■ **SHORT TASK**
Pictures stay out of this copy, which runs from the first line of the material through the line containing "fig = go.Figure()".

■ **INFORMATION PROVIDED**
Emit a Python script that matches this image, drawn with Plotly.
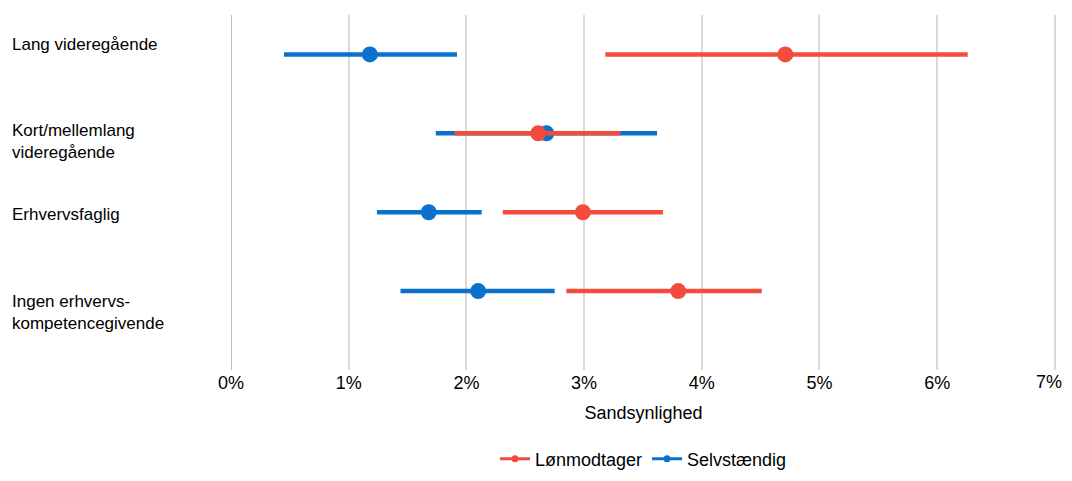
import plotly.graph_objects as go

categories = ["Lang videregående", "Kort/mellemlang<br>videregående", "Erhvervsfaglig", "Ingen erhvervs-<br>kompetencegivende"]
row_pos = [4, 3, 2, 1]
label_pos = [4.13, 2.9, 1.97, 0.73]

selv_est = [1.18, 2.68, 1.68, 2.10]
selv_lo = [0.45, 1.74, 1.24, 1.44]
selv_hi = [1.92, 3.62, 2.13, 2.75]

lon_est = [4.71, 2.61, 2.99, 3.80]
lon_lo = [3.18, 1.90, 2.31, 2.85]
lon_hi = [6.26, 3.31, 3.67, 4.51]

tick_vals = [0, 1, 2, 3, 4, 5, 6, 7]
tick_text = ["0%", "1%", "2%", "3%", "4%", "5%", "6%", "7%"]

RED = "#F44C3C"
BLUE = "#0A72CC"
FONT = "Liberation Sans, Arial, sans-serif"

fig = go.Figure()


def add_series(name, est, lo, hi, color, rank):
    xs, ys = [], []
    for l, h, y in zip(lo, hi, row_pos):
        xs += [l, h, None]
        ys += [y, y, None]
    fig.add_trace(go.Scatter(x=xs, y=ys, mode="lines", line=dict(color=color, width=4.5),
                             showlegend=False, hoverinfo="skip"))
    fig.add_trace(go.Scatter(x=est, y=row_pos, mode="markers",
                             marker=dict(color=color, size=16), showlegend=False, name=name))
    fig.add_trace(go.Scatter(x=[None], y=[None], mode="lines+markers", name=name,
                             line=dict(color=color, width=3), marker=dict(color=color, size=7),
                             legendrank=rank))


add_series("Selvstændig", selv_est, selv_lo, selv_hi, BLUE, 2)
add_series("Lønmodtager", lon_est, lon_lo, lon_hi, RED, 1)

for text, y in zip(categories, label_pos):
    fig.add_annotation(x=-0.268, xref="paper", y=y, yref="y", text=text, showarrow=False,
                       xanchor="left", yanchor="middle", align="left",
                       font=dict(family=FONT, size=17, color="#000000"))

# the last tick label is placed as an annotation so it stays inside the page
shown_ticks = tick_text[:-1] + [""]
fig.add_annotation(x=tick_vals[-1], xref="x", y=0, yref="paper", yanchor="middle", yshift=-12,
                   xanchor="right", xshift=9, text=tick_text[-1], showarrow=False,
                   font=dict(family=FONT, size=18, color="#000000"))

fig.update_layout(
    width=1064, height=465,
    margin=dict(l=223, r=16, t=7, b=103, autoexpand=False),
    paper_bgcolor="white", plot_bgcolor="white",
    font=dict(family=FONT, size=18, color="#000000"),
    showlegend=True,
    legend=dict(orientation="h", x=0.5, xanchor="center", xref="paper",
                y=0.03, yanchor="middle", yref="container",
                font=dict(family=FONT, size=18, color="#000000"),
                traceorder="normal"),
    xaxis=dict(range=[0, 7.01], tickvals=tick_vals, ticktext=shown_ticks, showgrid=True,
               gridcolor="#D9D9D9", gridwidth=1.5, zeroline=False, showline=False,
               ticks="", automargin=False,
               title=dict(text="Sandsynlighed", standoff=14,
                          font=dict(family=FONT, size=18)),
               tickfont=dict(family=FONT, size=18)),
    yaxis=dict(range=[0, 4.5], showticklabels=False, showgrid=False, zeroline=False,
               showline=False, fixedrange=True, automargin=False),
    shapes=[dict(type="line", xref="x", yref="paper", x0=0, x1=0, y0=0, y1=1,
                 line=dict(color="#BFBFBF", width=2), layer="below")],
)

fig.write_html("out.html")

■ **RESULT**
Emit a Python script that matches this image, drawn with Plotly.
import plotly.graph_objects as go

categories = ["Lang videregående", "Kort/mellemlang<br>videregående", "Erhvervsfaglig", "Ingen erhvervs-<br>kompetencegivende"]
row_pos = [4, 3, 2, 1]
label_pos = [4.13, 2.9, 1.97, 0.73]

selv_est = [1.18, 2.68, 1.68, 2.10]
selv_lo = [0.45, 1.74, 1.24, 1.44]
selv_hi = [1.92, 3.62, 2.13, 2.75]

lon_est = [4.71, 2.61, 2.99, 3.80]
lon_lo = [3.18, 1.90, 2.31, 2.85]
lon_hi = [6.26, 3.31, 3.67, 4.51]

tick_vals = [0, 1, 2, 3, 4, 5, 6, 7]
tick_text = ["0%", "1%", "2%", "3%", "4%", "5%", "6%", "7%"]

RED = "#F44C3C"
BLUE = "#0A72CC"
FONT = "Liberation Sans, Arial, sans-serif"

fig = go.Figure()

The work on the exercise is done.